Crew comfort: Living conditions during extended deployments at sea have traditionally meant long watch duties, monotonous meals out of tins, and cramped living with little privacy. But now, officers and sailors on board the INS Shivalik can look forward to better conditions.
The first clear improvement will be in the food. Of the Shivalik’s crew of 35 officers and 222 sailors, some 24 sailors are employed in cooking, cleaning up and managing the stock of food in refrigerated compartments called “cold rooms” and “cool rooms”. The cooking arrangements on board are fully automatised. A McDonald’s-style deep fat fryer gleams in a corner. A stainless steel chapatti-maker turns out 500 chapattis per hour. A high-capacity dosa machine stands next to it, designed by the Central Food Technology Research Institute, Mysore. But one part of the design is clearly the Navy’s: the damper spring on which each machine is mounted. It would never do to be picked up by an enemy submarine because of vibrations from a chapatti maker!

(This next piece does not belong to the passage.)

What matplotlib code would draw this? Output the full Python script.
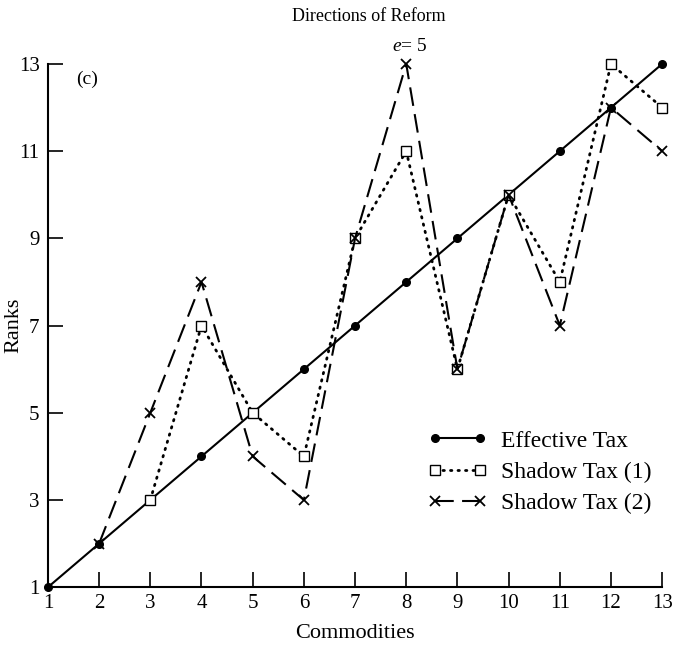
import matplotlib
matplotlib.use("Agg")
import matplotlib.pyplot as plt

commodities = list(range(1, 14))
effective_x = list(range(1, 14))
effective_tax = [1, 2, 3, 4, 5, 6, 7, 8, 9, 10, 11, 12, 13]
shadow1_x = [3, 4, 5, 6, 7, 8, 9, 10, 11, 12, 13]
shadow_tax_1 = [3, 7, 5, 4, 9, 11, 6, 10, 8, 13, 12]
shadow2_x = [2, 3, 4, 5, 6, 7, 8, 9, 10, 11, 12, 13]
shadow_tax_2 = [2, 5, 8, 4, 3, 9, 13, 6, 10, 7, 12, 11]
xticks = list(range(1, 14))
yticks = [1, 3, 5, 7, 9, 11, 13]

plt.rcParams['font.family'] = ['Liberation Serif', 'DejaVu Serif']
plt.rcParams['mathtext.fontset'] = 'custom'
plt.rcParams['mathtext.it'] = 'Liberation Serif:italic'
plt.rcParams['mathtext.rm'] = 'Liberation Serif'

fig = plt.figure(figsize=(6.75, 6.46), dpi=100)
ax = fig.add_axes([0.071, 0.091, 0.91, 0.81])

ax.plot(effective_x, effective_tax, color='black', lw=1.5, marker='o', ms=5.5,
        label='Effective Tax', clip_on=False, zorder=3)
ax.plot(shadow1_x, shadow_tax_1, color='black', lw=2.0, linestyle=(0, (0.5, 2.2)),
        dash_capstyle='round', marker='s', ms=7, mfc='white', mec='black', mew=1.0,
        label='Shadow Tax (1)', clip_on=False, zorder=4)
ax.plot(shadow2_x, shadow_tax_2, color='black', lw=1.5, linestyle=(0, (9, 4)),
        marker='x', ms=7, mew=1.3, label='Shadow Tax (2)', clip_on=False, zorder=5)

ax.set_xlim(1, 13)
ax.set_ylim(1, 13)
ax.set_xticks(xticks)
ax.set_yticks(yticks)
ax.spines['top'].set_visible(False)
ax.spines['right'].set_visible(False)
for s in ['left', 'bottom']:
    ax.spines[s].set_linewidth(1.5)
ax.tick_params(direction='in', length=11, width=1.2, labelsize=15)
ax.tick_params(axis='x', pad=5)
ax.tick_params(axis='y', pad=6)

ax.set_xlabel('Commodities', fontsize=16, labelpad=8)
ax.set_ylabel('Ranks', fontsize=16, va='center', ha='center')
ax.yaxis.set_label_coords(-0.056, 0.5)

fig.text(0.547, 0.975, 'Directions of Reform', ha='center', va='center', fontsize=13)
fig.text(0.607, 0.928, r'$e$= 5', ha='center', va='center', fontsize=14)
ax.text(1.55, 12.85, '(c)', fontsize=14, ha='left', va='top')

leg = ax.legend(loc='lower right', bbox_to_anchor=(0.99, 0.13), frameon=False,
                fontsize=17, numpoints=2, handlelength=2.5, handletextpad=0.6,
                labelspacing=0.42, borderpad=0.2, borderaxespad=0)

fig.savefig('out.png', dpi=100)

In the living area, in place of the wooden bunk beds and rusty tin wash basins of earlier warship cabins, the Shivalik’s crew gets to enjoy modular furnishings custom-designed for warships by Korean companies and manufactured in India by the marine division of Godrej. And in a nod to gender correctness, the Shivalik is India’s first warship with a cabin especially built for two women officers. While similar in most respects to the men’s cabins, the significant difference is in having an attached bathroom, and also extra wardrobe space. It is also located right next to the captain’s cabin.